▶ _Stored data_:
──────────────────────────────
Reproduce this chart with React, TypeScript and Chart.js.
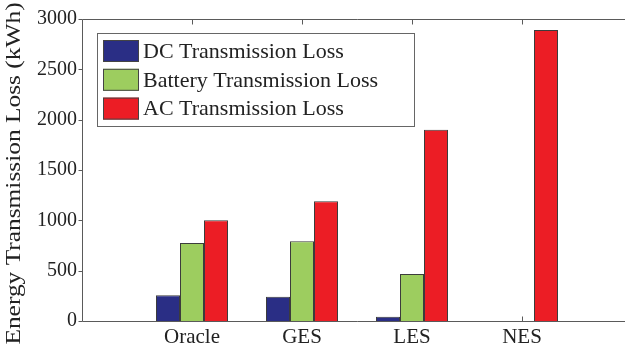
import React, { useEffect, useRef } from 'react';
import { Chart, registerables } from 'chart.js';

Chart.register(...registerables);

// Scenario names along the horizontal axis
const categories = ['Oracle', 'GES', 'LES', 'NES'];

// Energy lost per scenario (kWh)
const dcLoss = [257, 240, 42, 0];
const batteryLoss = [774, 793, 467, 0];
const acLoss = [1000, 1190, 1900, 2890];

const seriesNames = ['DC Transmission Loss', 'Battery Transmission Loss', 'AC Transmission Loss'];
const seriesColors = ['#2a2e85', '#9dcd5f', '#ec1d25'];

const yTicks = [0, 500, 1000, 1500, 2000, 2500, 3000];
const yAxisTitle = 'Energy Transmission Loss (kWh)';

const FONT = '"Liberation Serif", "Times New Roman", serif';
const AXIS_COLOR = '#5a5a5a';
const TEXT_COLOR = '#222222';

// The canvas is a little wider than the visible frame, so the right side of the axes box is cut off
const CANVAS_W = 640;
const CANVAS_H = 351;
const X_MAX = 5;

// MATLAB-like box axes, tick marks, legend and the rotated axis title
const matlabFrame = {
  id: 'matlabFrame',
  beforeDatasetsDraw(chart: any) {
    const { ctx, chartArea: a, scales } = chart;
    ctx.save();
    ctx.strokeStyle = AXIS_COLOR;
    ctx.lineWidth = 1;
    const bottom = Math.round(a.bottom) + 0.5;
    categories.forEach((_, i) => {
      const px = Math.round(scales.x.getPixelForValue(i + 1)) + 0.5;
      ctx.beginPath();
      ctx.moveTo(px, bottom);
      ctx.lineTo(px, bottom - 5);
      ctx.stroke();
    });
    ctx.restore();
  },
  afterDraw(chart: any) {
    const { ctx, chartArea: a, scales, data } = chart;
    ctx.save();
    const left = Math.round(a.left) + 0.5;
    const top = Math.round(a.top) + 0.5;
    const bottom = Math.round(a.bottom) + 0.5;

    // empty strip to the right of the last group
    const clearFrom = Math.ceil(scales.x.getPixelForValue(4.5));
    ctx.fillStyle = '#ffffff';
    ctx.fillRect(clearFrom, top + 1, CANVAS_W - clearFrom, bottom - top - 2);

    ctx.strokeStyle = AXIS_COLOR;
    ctx.lineWidth = 1;
    ctx.beginPath();
    ctx.moveTo(left, top);
    ctx.lineTo(a.right, top);
    ctx.moveTo(left, top);
    ctx.lineTo(left, bottom);
    ctx.lineTo(a.right, bottom);
    ctx.stroke();

    // tick marks on the top edge
    categories.forEach((_, i) => {
      const px = Math.round(scales.x.getPixelForValue(i + 1)) + 0.5;
      ctx.beginPath();
      ctx.moveTo(px, top);
      ctx.lineTo(px, top + 5);
      ctx.stroke();
    });

    // tick marks on the value axis
    yTicks.forEach((v) => {
      const py = Math.round(scales.y.getPixelForValue(v)) + 0.5;
      ctx.beginPath();
      ctx.moveTo(left - 4, py);
      ctx.lineTo(left, py);
      ctx.stroke();
    });

    // legend box
    const bx = 97.5;
    const by = 33.5;
    const bw = 317;
    const bh = 93;
    ctx.fillStyle = '#ffffff';
    ctx.fillRect(bx, by, bw, bh);
    ctx.strokeStyle = '#666666';
    ctx.strokeRect(bx, by, bw, bh);

    ctx.font = `22px ${FONT}`;
    ctx.textBaseline = 'middle';
    ctx.textAlign = 'left';
    data.datasets.forEach((ds: any, i: number) => {
      const sy = 40 + i * 28.8;
      ctx.fillStyle = ds.backgroundColor;
      ctx.fillRect(103, sy, 36, 22);
      ctx.strokeStyle = '#444444';
      ctx.strokeRect(103.5, sy + 0.5, 35, 21);
      ctx.fillStyle = TEXT_COLOR;
      ctx.fillText(ds.label, 143, sy + 12);
    });

    // rotated y-axis title
    ctx.translate(20, 173.5);
    ctx.rotate(-Math.PI / 2);
    ctx.scale(1.27, 1);
    ctx.font = `20px ${FONT}`;
    ctx.textAlign = 'center';
    ctx.textBaseline = 'alphabetic';
    ctx.fillStyle = TEXT_COLOR;
    ctx.fillText(yAxisTitle, 0, 0);
    ctx.restore();
  },
};

export default function App() {
  const canvasRef = useRef<HTMLCanvasElement | null>(null);

  useEffect(() => {
    const canvas = canvasRef.current;
    if (!canvas) return;

    const series = [dcLoss, batteryLoss, acLoss];
    const chart = new Chart(canvas, {
      type: 'bar',
      data: {
        datasets: series.map((values, s) => ({
          label: seriesNames[s],
          data: values.map((y, i) => ({ x: i + 1, y })),
          backgroundColor: seriesColors[s],
          borderColor: '#3c3c3c',
          borderWidth: 1,
          barThickness: 24,
          inflateAmount: 0,
        })),
      },
      options: {
        responsive: false,
        animation: false,
        devicePixelRatio: 1,
        layout: { padding: { top: 19, left: 0, right: 8, bottom: 0 } },
        plugins: {
          legend: { display: false },
          tooltip: { enabled: false },
          title: { display: false },
        },
        scales: {
          x: {
            type: 'linear',
            offset: false,
            min: 0,
            max: X_MAX,
            grid: { display: false, drawTicks: false, offset: false },
            border: { display: false },
            ticks: {
              stepSize: 1,
              includeBounds: false,
              autoSkip: false,
              maxRotation: 0,
              padding: 4,
              color: TEXT_COLOR,
              font: { family: FONT, size: 21 },
              callback: (v: any) => (Number.isInteger(v) && categories[v - 1]) || '',
            },
            afterFit: (s: any) => {
              s.height = 30;
            },
          },
          y: {
            min: 0,
            max: 3000,
            grid: { display: false, drawTicks: false },
            border: { display: false },
            ticks: {
              stepSize: 500,
              padding: 5,
              color: TEXT_COLOR,
              font: { family: FONT, size: 20 },
              callback: (v: any) => String(v),
            },
            afterFit: (s: any) => {
              s.width = 82;
            },
          },
        },
      },
      plugins: [matlabFrame],
    } as any);

    return () => chart.destroy();
  }, []);

  return (
    <div
      style={{
        position: 'fixed',
        left: 0,
        top: 0,
        width: 625,
        height: 351,
        background: '#ffffff',
        overflow: 'hidden',
      }}
    >
      <canvas ref={canvasRef} width={CANVAS_W} height={CANVAS_H} style={{ display: 'block' }} />
    </div>
  );
}
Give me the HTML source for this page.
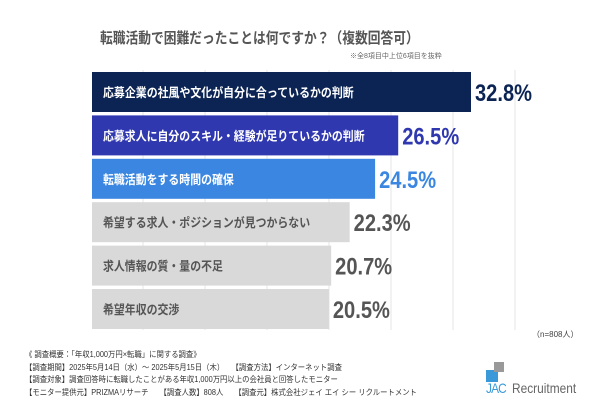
<!DOCTYPE html>
<html><head><meta charset="utf-8"><style>
body{margin:0;width:600px;height:400px;background:#fff;font-family:"Liberation Sans","Noto Sans CJK JP",sans-serif;overflow:hidden;position:relative}
.t{position:absolute;white-space:nowrap}
</style></head><body>
<div class="t" style="left:100px;top:27px;font-size:15px;font-weight:bold;color:#555;transform:scaleX(0.85);transform-origin:0 0">転職活動で困難だったことは何ですか？（複数回答可）</div>
<div class="t" style="left:350px;top:51px;font-size:7px;color:#666">※全8項目中上位6項目を抜粋</div>
<svg id="chart" width="600" height="400" style="position:absolute;left:0;top:0"></svg>
<div class="t" style="left:532px;top:329px;font-size:8px;color:#444">（n=808人）</div>
<div class="t" style="left:25px;top:349px;font-size:8px;line-height:12.5px;color:#333;transform:scaleX(0.92);transform-origin:0 0">《 調査概要：「年収1,000万円×転職」に関する調査》<br>【調査期間】2025年5月14日（水）～ 2025年5月15日（木）　　【調査方法】インターネット調査<br>【調査対象】調査回答時に転職したことがある年収1,000万円以上の会社員と回答したモニター<br>【モニター提供元】PRIZMAリサーチ　　【調査人数】808人　　【調査元】株式会社ジェイ エイ シー リクルートメント</div>
<div style="position:absolute;left:486px;top:360px;width:110px;height:40px">
<div style="position:absolute;left:0;top:10px;width:12px;height:12px;background:#3a9ad9"></div>
<div style="position:absolute;left:8px;top:2px;width:10px;height:10px;background:#999"></div>
<div class="t" style="left:0;top:20px;font-size:14px;color:#3a9ad9;letter-spacing:-1px;transform:scaleX(0.85);transform-origin:0 0">JAC</div>
<div class="t" style="left:26px;top:20px;font-size:14px;color:#666;transform:scaleX(0.85);transform-origin:0 0">Recruitment</div>
</div>
<script>
const categories=["応募企業の社風や文化が自分に合っているかの判断","応募求人に自分のスキル・経験が足りているかの判断","転職活動をする時間の確保","希望する求人・ポジションが見つからない","求人情報の質・量の不足","希望年収の交渉"];
const values=[32.8,26.5,24.5,22.3,20.7,20.5];
const labels=["32.8%","26.5%","24.5%","22.3%","20.7%","20.5%"];
const colors=["#0b2454","#3038b0","#3a86e0","#d9d9d9","#d9d9d9","#d9d9d9"];
const textColors=["#fff","#fff","#fff","#555","#555","#555"];
const valColors=["#0b2454","#3038b0","#3a86e0","#555","#555","#555"];
const svg=document.getElementById('chart');const NS='http://www.w3.org/2000/svg';
const x0=92,scale=379/32.8;
const xs=v=>x0+v*scale;
const ys=i=>72+i*43.4;
function mk(t,a){const e=document.createElementNS(NS,t);for(const k in a)e.setAttribute(k,a[k]);svg.appendChild(e);return e;}
for(let k=0;k<7;k++){const g=mk('line',{x1:143+62*k,x2:143+62*k,y1:70,y2:330,stroke:'#e4e4e4','stroke-width':1});

}
values.forEach((v,i)=>{
const r=mk('rect',{x:x0,y:ys(i),width:xs(v)-x0,height:40,fill:colors[i]});


const t=mk('text',{x:x0+11,y:ys(i)+25,'font-size':12.5,'font-weight':'bold',fill:textColors[i],textLength:categories[i].length*10.9,lengthAdjust:'spacingAndGlyphs'});t.textContent=categories[i];


const vt=mk('text',{x:xs(v)+4,y:ys(i)+29,'font-size':24,'font-weight':'bold',fill:valColors[i],textLength:57,lengthAdjust:'spacingAndGlyphs'});vt.textContent=labels[i];


});
</script>
</body></html>
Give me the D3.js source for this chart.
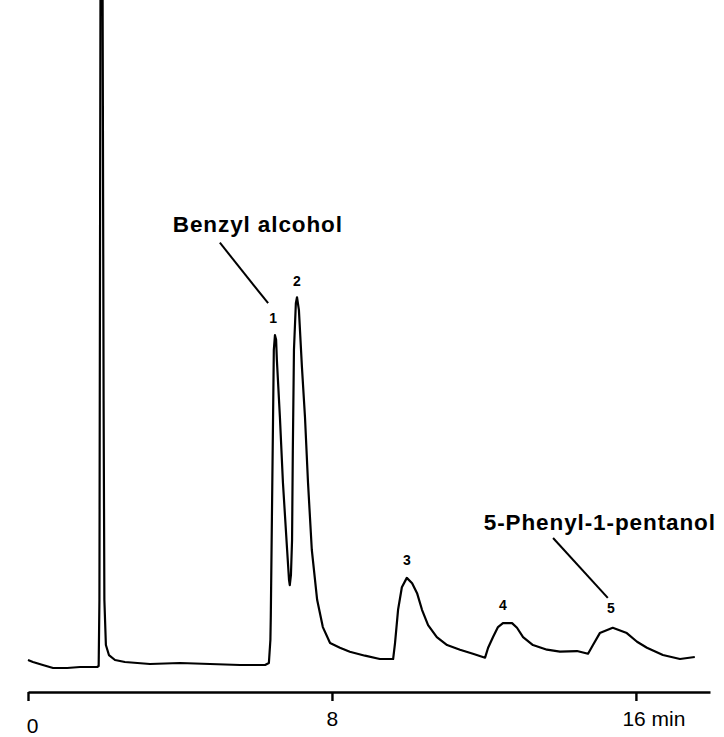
<!DOCTYPE html>
<html><head><meta charset="utf-8">
<script src="https://cdn.jsdelivr.net/npm/d3@7"></script>
<style>
html,body{margin:0;padding:0;background:#fff;}
svg{display:block;}
text{font-family:"Liberation Sans",Arial,Helvetica,sans-serif;fill:#000;}
</style></head>
<body>
<svg id="chart" width="724" height="737"></svg>
<script>
// Retention time (min) of trace samples
const times = [0,0.13,0.39,0.66,1.03,1.37,1.82,1.86,1.88,1.91,1.96,1.99,2.01,2.05,2.13,2.29,2.55,3.21,4.0,4.79,5.58,6.24,6.34,6.38,6.39,6.42,6.45,6.47,6.50,6.53,6.55,6.63,6.71,6.82,6.87,6.89,6.92,6.95,6.97,7.0,7.05,7.08,7.13,7.21,7.29,7.37,7.47,7.61,7.76,7.95,8.21,8.47,8.87,9.26,9.61,9.66,9.74,9.84,9.97,10.11,10.24,10.37,10.53,10.76,11.03,11.37,11.71,12.03,12.11,12.24,12.37,12.5,12.74,12.87,13.03,13.29,13.66,14.0,14.45,14.74,14.87,15.05,15.39,15.76,16.03,16.29,16.71,17.16,17.55];
// Detector response (relative units)
const signal = [0.75,0.45,0,-0.45,-0.45,-0.3,-0.3,-0.15,9.8,109,109,39.8,9.8,3.0,1.5,0.75,0.45,0.15,0.3,0.15,0,0,0.3,3.8,7.2,22.3,37.3,47.4,49.6,48.9,45.9,37.3,27.4,17.3,12.8,12.0,13.5,18.8,32.3,47.4,54.4,55.3,53.4,44.8,37.3,27.4,17.3,9.8,5.7,3.3,2.6,2.0,1.4,0.9,0.9,3.3,8.3,11.7,13.1,12.3,10.8,8.3,6.0,4.2,3.0,2.3,1.7,1.1,2.6,4.2,5.7,6.3,6.3,5.6,4.2,3.0,2.3,2.0,2.1,1.7,3.0,4.8,5.6,4.8,3.5,2.6,1.5,0.9,1.2];

// Peak numbers and label anchors (baseline of the number)
const peakLabels = ["1","2","3","4","5"];
const peakLabelTimes = [6.45,7.08,9.97,12.5,15.34];
const peakLabelSignal = [51.4,57.0,15.0,8.3,7.8];

// Compound annotations
const annotTexts = ["Benzyl alcohol","5-Phenyl-1-pentanol"];
const annotTextTimes = [6.05,15.05];
const annotTextSignal = [65.1,20.3];
const leaderStartTimes = [5.05,13.82];
const leaderStartSignal = [63.5,19.1];
const leaderEndTimes = [6.32,15.26];
const leaderEndSignal = [54.4,10.1];

// Axis ticks
const tickValues = [0,8,16];
const tickLabels = ["0","8","16 min"];

const svg = d3.select("#chart");
const x = d3.scaleLinear().domain([0,17.95]).range([28,710]);
const y = d3.scaleLinear().domain([0,100]).range([665,0]);

const pts = times.map((t,i)=>[t,signal[i]]);
svg.append("defs").append("clipPath").attr("id","clip")
  .append("rect").attr("x",0).attr("y",0).attr("width",724).attr("height",737);

svg.append("path")
  .datum(pts)
  .attr("clip-path","url(#clip)")
  .attr("fill","none")
  .attr("stroke","#000")
  .attr("stroke-width",2.2)
  .attr("stroke-linejoin","round")
  .attr("d",d3.line().x(d=>x(d[0])).y(d=>y(d[1])));

// x axis
const axis = d3.axisBottom(x)
  .tickValues(tickValues)
  .tickSize(9)
  .tickSizeOuter(0)
  .tickPadding(10)
  .tickFormat((d,i)=>tickLabels[i]);
const gx = svg.append("g").attr("transform","translate(0,692)").call(axis);
gx.select(".domain").attr("stroke","#000").attr("stroke-width",2.6);
gx.selectAll(".tick line").attr("stroke","#000").attr("stroke-width",2.4);
gx.selectAll(".tick text")
  .style("font-size","21px")
  .style("font-family","'Liberation Sans',Arial,sans-serif")
  .attr("fill","#000")
  .attr("text-anchor",(d,i)=> i===2 ? "start" : "middle")
  .attr("dx",(d,i)=> i===2 ? -14 : (i===0 ? 4 : 0))
  .attr("y",(d,i)=> i===0 ? 26 : 19)
  .attr("dy","0.71em");

// peak number labels
svg.selectAll(".pl").data(peakLabels).enter().append("text")
  .attr("class","pl")
  .attr("x",(d,i)=>x(peakLabelTimes[i]))
  .attr("y",(d,i)=>y(peakLabelSignal[i]))
  .attr("text-anchor","middle")
  .style("font-size","14px")
  .style("font-weight","bold")
  .text(d=>d);

// leader lines
svg.selectAll(".ld").data(annotTexts).enter().append("line")
  .attr("class","ld")
  .attr("x1",(d,i)=>x(leaderStartTimes[i]))
  .attr("y1",(d,i)=>y(leaderStartSignal[i]))
  .attr("x2",(d,i)=>x(leaderEndTimes[i]))
  .attr("y2",(d,i)=>y(leaderEndSignal[i]))
  .attr("stroke","#000").attr("stroke-width",2);

// compound names
svg.selectAll(".an").data(annotTexts).enter().append("text")
  .attr("class","an")
  .attr("x",(d,i)=>x(annotTextTimes[i]))
  .attr("y",(d,i)=>y(annotTextSignal[i]))
  .attr("text-anchor","middle")
  .style("font-size","22.5px")
  .style("font-weight","bold")
  .style("letter-spacing","0.9px")
  .text(d=>d);
</script>
</body></html>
──────────────────────────────
▶ _Job_: Please transcribe, word for word, every line from the first line of the records above through the line containing "const yAxisTitle = 'Energy", and leave out any pictures.

▶ _In response_:
Reproduce this chart with React, TypeScript and Chart.js.
import React, { useEffect, useRef } from 'react';
import { Chart, registerables } from 'chart.js';

Chart.register(...registerables);

// Scenario names along the horizontal axis
const categories = ['Oracle', 'GES', 'LES', 'NES'];

// Energy lost per scenario (kWh)
const dcLoss = [257, 240, 42, 0];
const batteryLoss = [774, 793, 467, 0];
const acLoss = [1000, 1190, 1900, 2890];

const seriesNames = ['DC Transmission Loss', 'Battery Transmission Loss', 'AC Transmission Loss'];
const seriesColors = ['#2a2e85', '#9dcd5f', '#ec1d25'];

const yTicks = [0, 500, 1000, 1500, 2000, 2500, 3000];
const yAxisTitle = 'Energy Transmission Loss (kWh)';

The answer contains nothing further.